Die Ergebnisse waren sehr überraschend: die acht Symptome aufweisenden Kühe, welche auf Grund der schmerzhaften Veränderungen im Maulbereich gar nicht mehr fressen konnten, bekamen die Kräuter in Wasser gelöst, in doppelter Dosierung dreimal täglich mit einer Flasche ins Maul verabreicht; die restlichen 150 Tiere der Herde, von denen man annehmen musste, dass sie auch infiziert sind, bekamen die normale Tagesdosis über 5 Tage mit etwas Schrot gefüttert. Die erkrankten Tiere mit Symptomen erholten sich allesamt innerhalb einer Woche, die 150 restlichen Tiere der Herde entwickelten keine erkennbaren Symptome, sodass die gesamte Herde nach ungefähr zwei Wochen als unbedenklich eingestuft wurde.

Da dies eine Zufallsbeobachtung war, werden jetzt systematische Versuche mit entsprechender korrekter Dokumentation in Zusammenarbeit mit dem Landwirtschaftsministerium gestartet. Wenn sich diese Beobachtungen wiederholen und bestätigen lassen, könnte dies ein bahnbrechender Erfolg für Länder im Süden sein.

Was bedeutet dies aber für den europäischen Denkansatz, die MKS-Regulierung betreffend?

Ist die 100%ige Keulung aller Tiere eines betroffenen Betriebes wirklich noch zeitgemäß?

Diese Regelung stammt aus dem vorigen Jahrhundert. Damals war die durchschnittliche Bestandsgröße in Österreich bei 5-20 Rinder, viele kleine Landwirtschaften hatten kleine Bestände, die aber eng nebeneinander in den Dörfern lagen. Somit war die Verhinderung der Seuchenausbreitung rein über Sperre und Quarantäne kaum möglich.

Heute sehen wir in Ungarn betroffene Betriebe, bei denen einige wenige Tiere Symptome zeigen, dann aber auf einen Schlag mehrere Tausend Tiere aus einem Betrieb gekeult werden. Die Distanz zwischen den einzelnen Betrieben ist aber in der Regel deutlich größer geworden.  Europa hat sich gegen das vorbeugende Impfen entschieden, um ein unterschwelliges Durchseuchen zu vermeiden.

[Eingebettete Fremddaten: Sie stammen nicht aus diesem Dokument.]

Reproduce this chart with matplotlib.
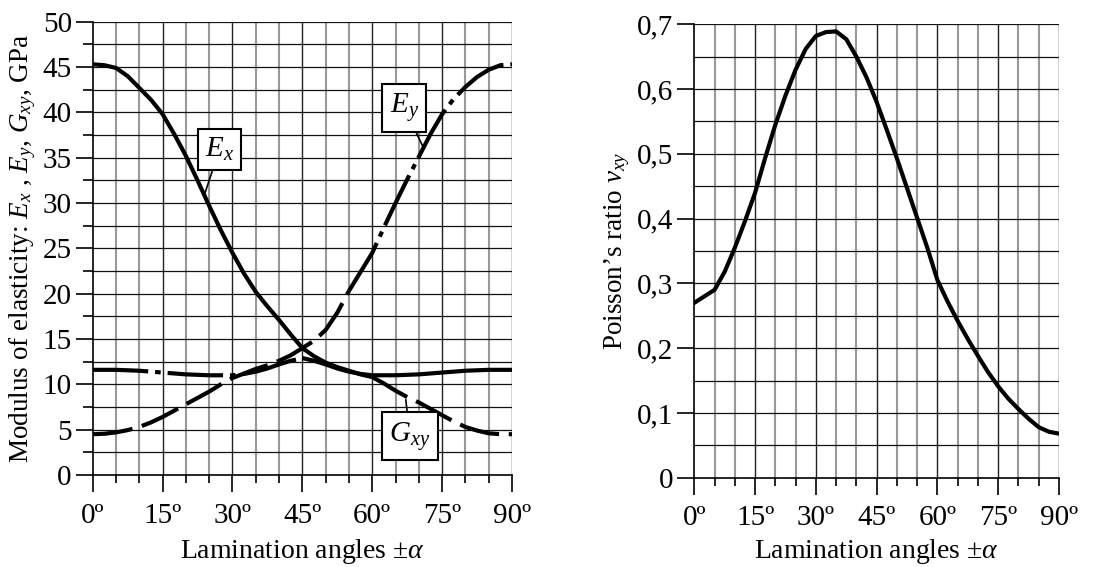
import matplotlib
matplotlib.use("Agg")
import matplotlib.pyplot as plt
import numpy as np
from matplotlib.ticker import MultipleLocator

plt.rcParams['font.family'] = ['Liberation Serif', 'DejaVu Serif']
plt.rcParams['mathtext.fontset'] = 'custom'
plt.rcParams['mathtext.rm'] = 'Liberation Serif'
plt.rcParams['mathtext.it'] = 'Liberation Serif:italic'
plt.rcParams['lines.scale_dashes'] = False

# ---- data ----
angles = [0, 2.5, 5, 7.5, 10, 12.5, 15, 17.5, 20, 22.5, 25, 27.5, 30, 32.5, 35, 37.5, 40, 42.5, 45,
          47.5, 50, 52.5, 55, 57.5, 60, 62.5, 65, 67.5, 70, 72.5, 75, 77.5, 80, 82.5, 85, 87.5, 90]
Ex = [45.3, 45.2, 44.9, 44.0, 42.7, 41.4, 39.8, 37.6, 35.2, 32.5, 29.7, 27.0, 24.5, 22.2, 20.2, 18.6, 17.1, 15.5, 14.0,
      13.1, 12.4, 11.9, 11.5, 11.1, 10.8, 10.1, 9.3, 8.6, 8.0, 7.3, 6.6, 5.9, 5.3, 4.9, 4.6, 4.5, 4.5]
Ey = [4.5, 4.55, 4.7, 4.95, 5.3, 5.8, 6.4, 7.1, 7.8, 8.5, 9.2, 10.0, 10.7, 11.2, 11.7, 12.1, 12.6, 13.2, 14.0,
      14.8, 16.0, 17.9, 20.3, 22.4, 24.5, 27.3, 30.0, 32.6, 35.1, 37.6, 39.8, 41.5, 42.8, 43.9, 44.7, 45.2, 45.3]
Gxy = [11.6, 11.6, 11.6, 11.55, 11.5, 11.4, 11.3, 11.2, 11.1, 11.05, 11.0, 11.0, 11.0, 11.15, 11.4, 11.75, 12.2, 12.6, 12.9,
       12.6, 12.2, 11.75, 11.4, 11.15, 11.0, 11.0, 11.0, 11.05, 11.1, 11.2, 11.3, 11.4, 11.5, 11.55, 11.6, 11.6, 11.6]

nu_angles = [0, 2.5, 5, 7.5, 10, 12.5, 15, 17.5, 20, 22.5, 25, 27.5, 30, 32.5, 35, 37.5, 40, 42.5, 45,
             47.5, 50, 52.5, 55, 57.5, 60, 62.5, 65, 67.5, 70, 72.5, 75, 77.5, 80, 82.5, 85, 87.5, 90]
nu = [0.270, 0.280, 0.290, 0.318, 0.355, 0.396, 0.440, 0.494, 0.545, 0.590, 0.630, 0.662, 0.682, 0.688, 0.689,
      0.677, 0.650, 0.618, 0.580, 0.537, 0.493, 0.447, 0.401, 0.355, 0.305, 0.272, 0.242, 0.214, 0.188, 0.163,
      0.141, 0.122, 0.106, 0.091, 0.078, 0.071, 0.068]

xtick_values = [0, 15, 30, 45, 60, 75, 90]
xtick_labels = ['0º', '15º', '30º', '45º', '60º', '75º', '90º']
left_ylabel = 'Modulus of elasticity: $E_x$ , $E_y$, $G_{xy}$, GPa'
right_ylabel = 'Poisson’s ratio $\\nu_{xy}$'
xlabel = 'Lamination angles ±$\\alpha$'

W, H = 1106, 567
fig = plt.figure(figsize=(W / 100, H / 100), dpi=100)

def px_rect(x0, y0, x1, y1):
    return [x0 / W, 1 - y1 / H, (x1 - x0) / W, (y1 - y0) / H]

ax1 = fig.add_axes(px_rect(92.7, 21.7, 512, 475))
ax2 = fig.add_axes(px_rect(694.3, 24.3, 1059, 477.7))

FS = 21
FS_YL = 19.5
FS_XL = 20

def style_axes(ax, ymax, ymajor, yminor, yfmt, yminor_ticks):
    ax.set_xlim(0, 90)
    ax.set_ylim(0, ymax)
    ax.set_xticks(xtick_values)
    ax.set_xticklabels(xtick_labels)
    ax.xaxis.set_minor_locator(MultipleLocator(5))
    yt = np.arange(0, ymax + 1e-9, ymajor)
    ax.set_yticks(yt)
    ax.set_yticklabels([yfmt(v) for v in yt])
    ax.yaxis.set_minor_locator(MultipleLocator(yminor))
    ax.tick_params(axis='both', which='major', direction='out', length=12, width=1.2,
                   labelsize=FS, color='black', pad=3)
    ax.tick_params(axis='x', which='minor', direction='out', length=6, width=1.2, color='black')
    if yminor_ticks:
        ax.tick_params(axis='y', which='minor', direction='out', length=7, width=1.2, color='black')
    else:
        ax.tick_params(axis='y', which='minor', length=0)
    ax.tick_params(axis='x', which='major', pad=8)
    ax.grid(False)
    for v in np.arange(5, 90, 5):
        if v % 15 == 0:
            ax.axvline(v, color='#222222', lw=1.0, zorder=1)
        else:
            ax.axvline(v, color='#999999', lw=1.5, zorder=1)
    for v in np.arange(yminor, ymax + 1e-9, yminor):
        ax.axhline(v, color='#111111', lw=0.9, zorder=1)
    for s in ['top', 'right']:
        ax.spines[s].set_visible(False)
    ax.spines['left'].set_linewidth(1.2)
    ax.spines['bottom'].set_linewidth(1.2)
    ax.axvline(90, color='#222222', lw=1.0, zorder=1)

style_axes(ax1, 50, 5, 2.5, lambda v: f'{int(round(v))}', True)
style_axes(ax2, 0.7, 0.1, 0.05, lambda v: '0' if v < 1e-9 else f'{v:.1f}'.replace('.', ','), False)

LW = 3.0
dash_long = (0, (29, 7))
dash_dot = (0, (40, 5, 4, 5))

a = np.array(angles)
Ex_a, Ey_a, G_a = np.array(Ex), np.array(Ey), np.array(Gxy)

# Ex: solid up to 60, dashed after
m1 = a <= 60
m2 = a >= 60
ax1.plot(a[m1], Ex_a[m1], color='black', lw=LW, solid_capstyle='butt', solid_joinstyle='round', zorder=3)
ax1.plot(a[m2], Ex_a[m2], color='black', lw=LW, linestyle=dash_long, dash_capstyle='butt', zorder=3)
# Ey: dashed up to 55, dash-dot after
m1 = a <= 55
m2 = a >= 55
ax1.plot(a[m1], Ey_a[m1], color='black', lw=LW, linestyle=dash_long, dash_capstyle='butt', zorder=3)
ax1.plot(a[m2], Ey_a[m2], color='black', lw=LW, linestyle=dash_dot, dash_capstyle='butt', zorder=3)
# Gxy: dash-dot up to 45, solid after
m1 = a <= 45
m2 = a >= 45
ax1.plot(a[m1], G_a[m1], color='black', lw=LW, linestyle=dash_dot, dash_capstyle='butt', zorder=3)
ax1.plot(a[m2], G_a[m2], color='black', lw=LW, solid_capstyle='butt', solid_joinstyle='round', zorder=3)

ax2.plot(nu_angles, nu, color='black', lw=LW, solid_joinstyle='round', zorder=3)

box = dict(boxstyle='square,pad=0.25', facecolor='white', edgecolor='black', lw=1.5)
arrow = dict(arrowstyle='-', color='black', lw=1.2, shrinkA=0, shrinkB=0)
ax1.annotate('$E_x$', xy=(24.1, 31.1), xytext=(27.2, 35.9), fontsize=FS, ha='center', va='center',
             bbox=box, arrowprops=arrow, zorder=5)
ax1.annotate('$E_y$', xy=(70.9, 36.2), xytext=(66.9, 40.5), fontsize=FS, ha='center', va='center',
             bbox=box, arrowprops=arrow, zorder=5)
ax1.annotate('$G_{xy}$', xy=(67.2, 8.3), xytext=(68.1, 4.3), fontsize=FS, ha='center', va='center',
             bbox=box, arrowprops=arrow, zorder=5)

ax1.set_ylabel(left_ylabel, fontsize=FS_YL)
ax2.set_ylabel(right_ylabel, fontsize=FS_YL)
ax1.set_xlabel(xlabel, fontsize=FS_XL)
ax2.set_xlabel(xlabel, fontsize=FS_XL)
ax1.yaxis.set_label_coords(-0.130, 0.5)
ax2.yaxis.set_label_coords(-0.171, 0.5)
ax1.xaxis.set_label_coords(0.5, -0.137)
ax2.xaxis.set_label_coords(0.5, -0.131)

fig.savefig('out.png', dpi=100, facecolor='white')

Aber was würde gegen sehr ausgeweitete, strenge Quarantäne-Regeln mit lückenloser Laborkontrolle und gleichzeitigem Einsatz von immun-stärkenden Maßnahmen sprechen? Dies hat sich beim Menschen während der letzten Pandemie als sehr hilfreich erwiesen – wurde aber weder von der Politik noch von der Wissenschaft in irgendeiner Weise unterstützt, und genauso läuft es auch bei der Regulierung der MKS ab. All dies sind VIRUS-ERKRANKUNGEN und gegen diese kann jeder Organismus mit einem starken Immun-System und, wenn vorhanden, unterstützt durch wirksame Impfungen, gut ankämpfen. Natürlich gibt es extrem gefährliche Virus-Erkrankungen mit einer sehr hohen Sterberate, wie z.B. Ebola, aber zu denen zählt die MKS nicht. Ich denke, dass gewisse staatliche Maßnahmen, die schon mal hundert Jahre existieren, auch von Zeit zu Zeit evaluiert und an die neuen Realitäten angepasst werden müssen.

Die Angst der österreichischen Landwirte betrifft daher nicht die Angst vor der Krankheit an sich, sondern die vor dem staatlich verordneten Ruin und der Tötung ihrer wertvollen Tierherden.